Notable Patterns and Implementation Details

MaxDownloadCountDecreases (default: 15,000; recommended production value: 30,000) is a safety guard in DownloadSetComparer. If the number of packages whose download count would decrease exceeds this threshold, the job aborts the download update to prevent a corrupted statistics file from zeroing out counts across the catalog. Setting it too low causes false-positive aborts during legitimate statistics reprocessing.
Popularity transfers are double-gated. UpdateDownloadsCommand checks both the EnablePopularityTransfers configuration property and the IFeatureFlagService runtime flag. If either is disabled, all transfers are treated as empty, effectively removing any previously applied transfer boosts on the next run.
UpdateDownloadsCommand uses a two-level batching strategy: it groups package IDs for parallel version list fetching (controlled by MaxConcurrentVersionListWriters), then groups resulting index actions into batches no larger than AzureSearchBatchSize. A MinPushPeriod delay between pushes throttles write pressure on the search service.
DataSetComparer.CompareOwners uses ordinal string comparison for owner usernames (not ordinal-ignore-case) so that a username case change is correctly detected as a change and propagated to the index. Popularity-transfer comparisons use ordinal-ignore-case because casing changes in package IDs are considered insignificant there.

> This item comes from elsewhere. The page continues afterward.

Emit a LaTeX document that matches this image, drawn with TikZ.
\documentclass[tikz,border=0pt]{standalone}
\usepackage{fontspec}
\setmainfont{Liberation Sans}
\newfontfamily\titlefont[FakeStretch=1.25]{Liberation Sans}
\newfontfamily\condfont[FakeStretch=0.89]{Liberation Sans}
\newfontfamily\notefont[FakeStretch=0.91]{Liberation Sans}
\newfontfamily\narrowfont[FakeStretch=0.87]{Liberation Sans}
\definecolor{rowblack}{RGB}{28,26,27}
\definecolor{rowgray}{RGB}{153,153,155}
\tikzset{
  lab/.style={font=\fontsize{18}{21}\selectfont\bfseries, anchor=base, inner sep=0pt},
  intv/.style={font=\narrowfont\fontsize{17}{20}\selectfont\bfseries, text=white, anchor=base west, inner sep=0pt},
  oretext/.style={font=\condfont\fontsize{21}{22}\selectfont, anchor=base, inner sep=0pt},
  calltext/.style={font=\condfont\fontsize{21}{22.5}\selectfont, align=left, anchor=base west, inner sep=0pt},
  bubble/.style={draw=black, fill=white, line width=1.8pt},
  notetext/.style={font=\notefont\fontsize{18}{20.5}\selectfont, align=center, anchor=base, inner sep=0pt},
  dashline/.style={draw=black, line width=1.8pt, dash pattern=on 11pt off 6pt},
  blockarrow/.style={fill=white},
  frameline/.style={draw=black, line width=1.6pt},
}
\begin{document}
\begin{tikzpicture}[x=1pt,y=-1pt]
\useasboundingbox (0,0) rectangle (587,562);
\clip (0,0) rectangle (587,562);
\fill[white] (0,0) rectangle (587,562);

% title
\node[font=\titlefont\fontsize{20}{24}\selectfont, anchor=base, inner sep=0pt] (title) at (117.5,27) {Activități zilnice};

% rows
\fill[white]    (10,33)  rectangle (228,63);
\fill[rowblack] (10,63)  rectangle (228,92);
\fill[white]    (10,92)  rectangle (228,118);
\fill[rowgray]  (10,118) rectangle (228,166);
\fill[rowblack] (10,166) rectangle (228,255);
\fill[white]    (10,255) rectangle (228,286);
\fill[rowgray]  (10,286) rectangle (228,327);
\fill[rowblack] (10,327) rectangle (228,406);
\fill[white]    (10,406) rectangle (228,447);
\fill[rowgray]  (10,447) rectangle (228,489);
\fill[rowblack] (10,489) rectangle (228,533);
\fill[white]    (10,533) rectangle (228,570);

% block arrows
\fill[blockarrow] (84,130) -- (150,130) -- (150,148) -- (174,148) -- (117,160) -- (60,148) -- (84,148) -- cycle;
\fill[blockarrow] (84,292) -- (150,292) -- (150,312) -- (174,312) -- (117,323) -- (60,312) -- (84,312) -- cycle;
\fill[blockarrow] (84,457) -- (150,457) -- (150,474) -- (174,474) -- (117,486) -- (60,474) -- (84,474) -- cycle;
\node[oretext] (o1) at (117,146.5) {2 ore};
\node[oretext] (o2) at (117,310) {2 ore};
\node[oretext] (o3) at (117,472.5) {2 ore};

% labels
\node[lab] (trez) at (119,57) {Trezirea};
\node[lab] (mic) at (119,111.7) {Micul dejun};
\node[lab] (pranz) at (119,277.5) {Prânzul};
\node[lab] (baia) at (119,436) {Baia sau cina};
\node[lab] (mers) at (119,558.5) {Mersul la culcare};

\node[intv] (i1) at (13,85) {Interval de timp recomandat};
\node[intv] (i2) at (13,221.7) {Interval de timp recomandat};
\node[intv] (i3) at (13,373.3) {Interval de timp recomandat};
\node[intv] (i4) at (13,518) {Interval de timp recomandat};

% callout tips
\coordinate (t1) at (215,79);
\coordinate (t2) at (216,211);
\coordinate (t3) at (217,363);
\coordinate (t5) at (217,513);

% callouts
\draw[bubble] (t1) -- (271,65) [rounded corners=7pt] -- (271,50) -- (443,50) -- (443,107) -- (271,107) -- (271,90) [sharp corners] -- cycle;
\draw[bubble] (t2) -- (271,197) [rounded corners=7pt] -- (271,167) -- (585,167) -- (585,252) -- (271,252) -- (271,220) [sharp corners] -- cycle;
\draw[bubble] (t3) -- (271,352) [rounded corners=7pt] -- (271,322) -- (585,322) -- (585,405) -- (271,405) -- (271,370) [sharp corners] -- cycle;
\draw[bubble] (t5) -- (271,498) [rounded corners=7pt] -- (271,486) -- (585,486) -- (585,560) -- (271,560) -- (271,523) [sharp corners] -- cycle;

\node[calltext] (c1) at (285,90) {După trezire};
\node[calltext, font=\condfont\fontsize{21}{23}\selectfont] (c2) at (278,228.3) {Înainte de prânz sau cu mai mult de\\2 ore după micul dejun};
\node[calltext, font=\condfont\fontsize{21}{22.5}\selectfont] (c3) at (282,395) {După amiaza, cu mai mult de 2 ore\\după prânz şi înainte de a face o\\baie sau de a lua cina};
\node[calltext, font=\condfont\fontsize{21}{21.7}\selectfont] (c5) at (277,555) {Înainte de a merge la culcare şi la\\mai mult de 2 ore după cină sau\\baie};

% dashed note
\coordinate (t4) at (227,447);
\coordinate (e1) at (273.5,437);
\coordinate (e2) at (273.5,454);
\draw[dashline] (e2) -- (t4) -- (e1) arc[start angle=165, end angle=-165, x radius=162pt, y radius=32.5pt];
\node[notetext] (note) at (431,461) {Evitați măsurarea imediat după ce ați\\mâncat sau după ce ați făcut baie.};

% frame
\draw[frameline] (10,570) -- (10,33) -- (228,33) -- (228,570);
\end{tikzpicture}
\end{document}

Owner change-history files are written to owners/changes/TIMESTAMP.json with a path timestamp formatted as yyyy-MM-dd-HH-mm-ss-FFFFFFF (UTC). These files are append-only and exist solely for future forensic and auditing purposes. They intentionally omit owner usernames to comply with GDPR requirements.
The ExcludedPackages.v1.json auxiliary file is not updated by this job. It is managed manually and only consumed during a full index rebuild by Db2AzureSearch. Any change to the excluded-packages list requires triggering a full rebuild.